An industrial facility needed to heat 2,600 gpm of water to 60°F from 35°F to prepare it for biological treating. The site had no existing steam or other thermal loads generating low-level heat. The only major sources of energy available were pipeline natural gas and electricity.
Both the water rate and temperature varied seasonally. In addition, contaminants made the water highly fouling. An initial experiment using a small direct-fired heater quickly failed due to high fouling rates.
Liquid velocity and liquid temperature affect fouling -- the faster the velocity and the lower the temperature, the lower the fouling rate. Usually the most important temperature in exchanger fouling in a heater, is the film temperature of the fouling fluid, not the bulk temperature. Fire-exposed tube heaters have high fireside metal temperatures, which lead to high film temperatures. The high film temperatures created extremely high fouling rates.
Water rate variations made the problem worse. Occasional low flows decreased velocity and increased residence time in the heater. Low velocity allows fouling to stick more readily. Long residence time results in rapid fouling because liquid stays longer in the high-temperature liquid film.

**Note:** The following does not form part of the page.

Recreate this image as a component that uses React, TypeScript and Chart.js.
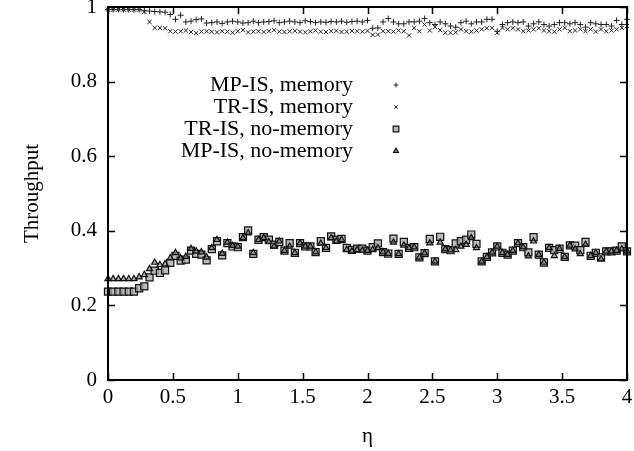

Techniques for raising velocity and residence time include using multiple small heaters and recirculation systems. Multiple units boost capital requirements. Recirculating some hot water from the outlet fluid back to the inlet increases velocity and decreases residence time but elevates water temperature. The benefits, or costs, of circulation systems depend on the tradeoff between velocity and time versus temperature.

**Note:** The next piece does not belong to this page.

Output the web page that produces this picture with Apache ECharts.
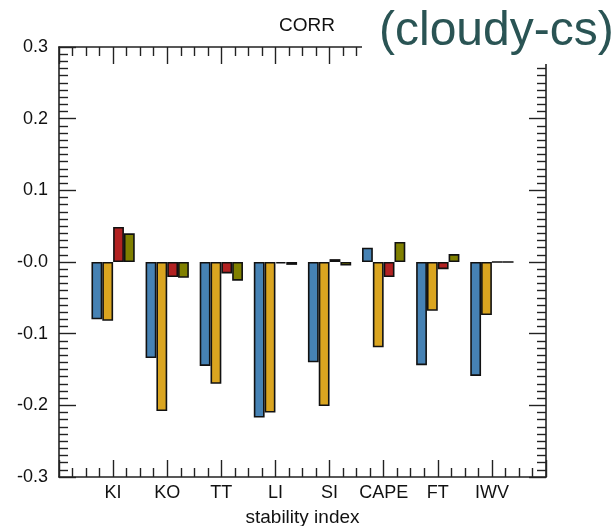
<!DOCTYPE html>
<html>
<head>
<meta charset="utf-8">
<script src="https://cdn.jsdelivr.net/npm/echarts@6/dist/echarts.min.js"></script>
<style>html,body{margin:0;padding:0;background:#fff}#c{width:616px;height:526px}</style>
</head>
<body>
<div id="c"></div>
<script>
const categories = ['KI', 'KO', 'TT', 'LI', 'SI', 'CAPE', 'FT', 'IWV'];
const seriesBlue   = [-0.080, -0.134, -0.145, -0.217, -0.140,  0.020, -0.144, -0.159];
const seriesOrange = [-0.082, -0.208, -0.170, -0.210, -0.201, -0.119, -0.068, -0.074];
const seriesRed    = [ 0.049, -0.021, -0.016, -0.002,  0.004, -0.021, -0.010,  0.000];
const seriesOlive  = [ 0.040, -0.022, -0.026, -0.004, -0.005,  0.028,  0.011,  0.000];
const yTicks = [-0.3, -0.2, -0.1, 0, 0.1, 0.2, 0.3];

const FONT = '"Liberation Sans", Arial, sans-serif';
const chart = echarts.init(document.getElementById('c'));
const slotData = [''].concat(categories, ['']);
const pad = a => [null].concat(a, [null]);

function barSeries(name, data, color) {
  return {
    name, type: 'bar', xAxisIndex: 0, yAxisIndex: 0,
    data: pad(data), barWidth: '20%', barGap: '0%',
    itemStyle: { color, borderColor: '#111', borderWidth: 1.6 },
    animation: false
  };
}
const yFmt = v => (Math.abs(v) < 1e-9 ? '-0.0' : v.toFixed(1));
const tickStyle = { color: '#222', width: 1.4 };
const lineStyle = { color: '#222', width: 1.6 };

chart.setOption({
  animation: false,
  backgroundColor: '#fff',
  grid: { left: 59, right: 70, top: 47, bottom: 49, containLabel: false, outerBoundsMode: 'none' },
  title: {
    text: 'CORR', left: 302, top: 11, textAlign: 'center',
    textStyle: { fontFamily: FONT, fontSize: 19, fontWeight: 'normal', color: '#111' }
  },
  xAxis: [
    { type: 'category', data: slotData, boundaryGap: false, show: false, position: 'bottom',
      axisLine: { onZero: false } },
    {
      type: 'value', min: 0, max: 9, interval: 1, position: 'bottom',
      name: 'stability index', nameLocation: 'middle', nameGap: 31,
      nameTextStyle: { fontFamily: FONT, fontSize: 19, color: '#111' },
      axisLine: { onZero: false, lineStyle },
      axisTick: { inside: true, length: 17, lineStyle: tickStyle },
      minorTick: { show: true, splitNumber: 4, length: 9, lineStyle: tickStyle },
      splitLine: { show: false },
      axisLabel: { fontFamily: FONT, fontSize: 18, color: '#111', margin: 7,
        formatter: v => categories[Math.round(v) - 1] || '' }
    },
    {
      type: 'value', min: 0, max: 9, interval: 1, position: 'top',
      axisLine: { onZero: false, lineStyle },
      axisTick: { inside: true, length: 17, lineStyle: tickStyle },
      minorTick: { show: true, splitNumber: 4, length: 9, lineStyle: tickStyle },
      splitLine: { show: false },
      axisLabel: { show: false }
    }
  ],
  yAxis: [
    {
      type: 'value', min: yTicks[0], max: yTicks[yTicks.length - 1], interval: 0.1, position: 'left',
      axisLine: { show: true, onZero: false, lineStyle },
      axisTick: { show: true, inside: true, length: 17, lineStyle: tickStyle },
      minorTick: { show: true, splitNumber: 10, length: 9, lineStyle: tickStyle },
      splitLine: { show: false },
      axisLabel: { fontFamily: FONT, fontSize: 18, color: '#111', margin: 11, formatter: yFmt }
    },
    {
      type: 'value', min: yTicks[0], max: yTicks[yTicks.length - 1], interval: 0.1, position: 'right',
      axisLine: { show: true, onZero: false, lineStyle },
      axisTick: { show: true, inside: true, length: 17, lineStyle: tickStyle },
      minorTick: { show: true, splitNumber: 10, length: 9, lineStyle: tickStyle },
      splitLine: { show: false },
      axisLabel: { show: false }
    }
  ],
  series: [
    barSeries('blue', seriesBlue, '#4682b4'),
    barSeries('orange', seriesOrange, '#daa520'),
    barSeries('red', seriesRed, '#b22222'),
    barSeries('olive', seriesOlive, '#808000')
  ],
  graphic: [
    { type: 'rect', left: 362, top: 0, z: 100, shape: { width: 254, height: 64 }, style: { fill: '#fff' } },
    { type: 'text', left: 379, top: 8, z: 101,
      style: { text: '(cloudy-cs)', font: '48px "Liberation Sans", Arial, sans-serif', fill: '#2a5454' } }
  ]
});
</script>
</body>
</html>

The site leaned toward a steam generator system, particularly because of the operating company's experience (and comfort) with steam systems at other sites. Relatively low-pressure steam could provide the heat.
However, without infrastructure, even a modest steam system quickly becomes complex. The total system ends up including:
• water make-up pumping (from a drinking water system);
• water softening, including two skid-mounted units plus a brine tank, salt basin and associated equipment;
• boiler feedwater system;
• steam generators (two 50%-capacity skids);
• chemical treating (one skid); and
• steam condensers (four shells, to allow on-line cleaning) to heat the water.
One quick way to measure system complexity is to count the number of piping and instrumentation diagrams (P&IDs). The steam-driven heating system sprawled over 14 P&IDs. Even with most control done via programmable logic controllers (PLCs) integrated with the skid modules, the system would require a fair amount of field construction.
The prospect of a highly complex unit for an apparently simple task leads to a natural question: "Is there a simpler and cheaper way to do this job?" We quickly checked other options.
A hot oil system became a leading contender. It's relatively simple and requires little maintenance. The key equipment include a surge drum, circulating pump, fired heater and hot-oil/water exchanger. The entire system requires only four P&IDs. The controls also are much simpler and reside in the PLC on the unit's single major module. Plus, fuel costs are slightly lower.
However, the hot oil system gives a higher average film temperature in the water heater. Because the hot oil uses sensible heat, inlet temperature exceeds steam condensing temperature. So, fouling rates are higher.
The choice becomes (A) a cheaper and simpler system with higher fouling rates or (B) a more expensive and complex system with minimum fouling rates. The unknown maintenance costs of the two options further complicate the decision.
The final recommendation was to use the hot oil system -- but to design the final water exchangers to both minimize fouling and make them as easy as possible to clean.